Ollie eventually gets to the point when he orders Stan to come over to his immediately to help him clear up the mess before the wife sees it. Seconds later the doorbell rings and in walks Stan, much to the shocked Ollie's surprise. He tells Stan of his predicament and asks his help in clearing up after showing him the wedding photograph if his wife (Blanche Payson with a comically grumpy face on her), and offers to have done the same for Stan had the situation be reversed. Stan disagrees that Ollie would ever have done the same for him and when asked to justify the remark Stan replies it's because he is never going to get married [Hmmm if only he knew!] He does though, agree to help Ollie.

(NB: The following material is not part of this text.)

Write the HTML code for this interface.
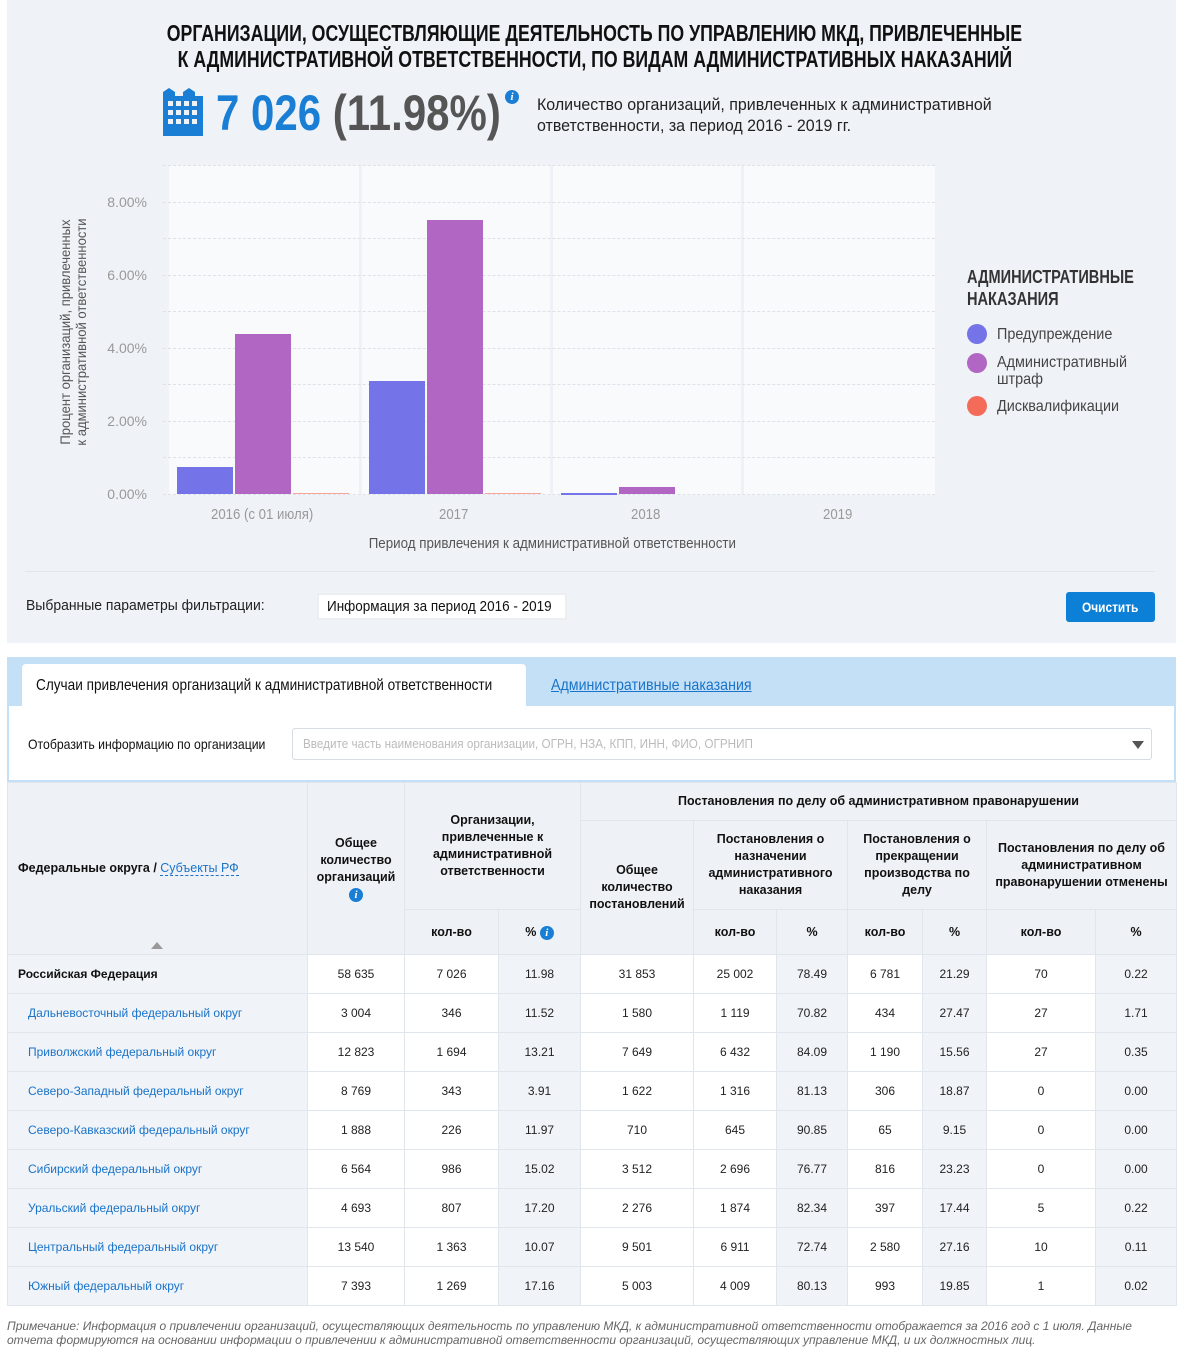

Stan gets busy in the kitchen washing the dishes whilst Ollie gets dressed in the bedroom in preparation to meet his angry wife from the station soon. His clean clothes are quickly ruined when he walks through the living room and trips on the roller-brush and flies off into the kitchen through the air, landing on top of Stan's clean dishes - and then even has the audacity to shout at Stan to clean the mess up!
Things quickly go from bad to worse as Ollie opens the back door causing a smoke stack to collapse and fall down on his head, spilling its soot all over him. Ollie tries to wash his hands but accidentally picks up the block of butter Stan had put there moments before instead. Covered in soot and butter, Ollie then approaches the kitchen cupboard only to add flour to the list of stains on his clothing as it falls from the top shelf over his head! So, after a third change of clothes is forced upon Ollie. Stan is still in the kitchen trying to unblock the sink with an oversized plunger when Ollie receives the end of it in the eye as Stan pulls it out of the sink! As Stan decides to chucks a bowl full of water out into the yard, but the window drops shut and the resulting wave hits Ollie who is standing in the kitchen. Little does Ollie know at this point that more "wet" was still to come...
Stan finally snaps after one too many blames from Ollie and threatens to walk out but Ollie reminds his friend that he doesn't have enough sense to do so. After more soakings, Ollie's wet suit is put through a clothes ringer by Stan - straight into the sink full of water, as Ollie sticks the other half of the suit in the oven to dry off. Problem is nobody remembers to turn the over off. The telephone rings and a furious Mrs. Hardy wants to know why she hasn't yet been picked up from the station. Ollie makes an excuse and leaves Stan to attend to the house as he makes his journey to meet the wife whilst wearing the most ridiculous costume imaginable (minus a horse!) Stan does eventually get the house tidy and lights a nice cosy log fire for the return of Ollie and his wife. An hour later Ollie returns, wiser, sadder and dizzier and without his wife and finds Stan hosing down what is left of the house! As the defeated Ollie sits in the armchair wondering how things could possibly get any worse... it starts raining.

Favourite bit
During the strange telephone conversation near the beginning of the film, Stan picks up the receiver, puts it down, picks up a statue-type ashtray, then puts that down and finally the receiver again, this time putting the mouth-piece up to his ear so he has the two ends of the telephone in both ears.  It's a split second gag which is made all the more funnier by the bizarre conversation they have!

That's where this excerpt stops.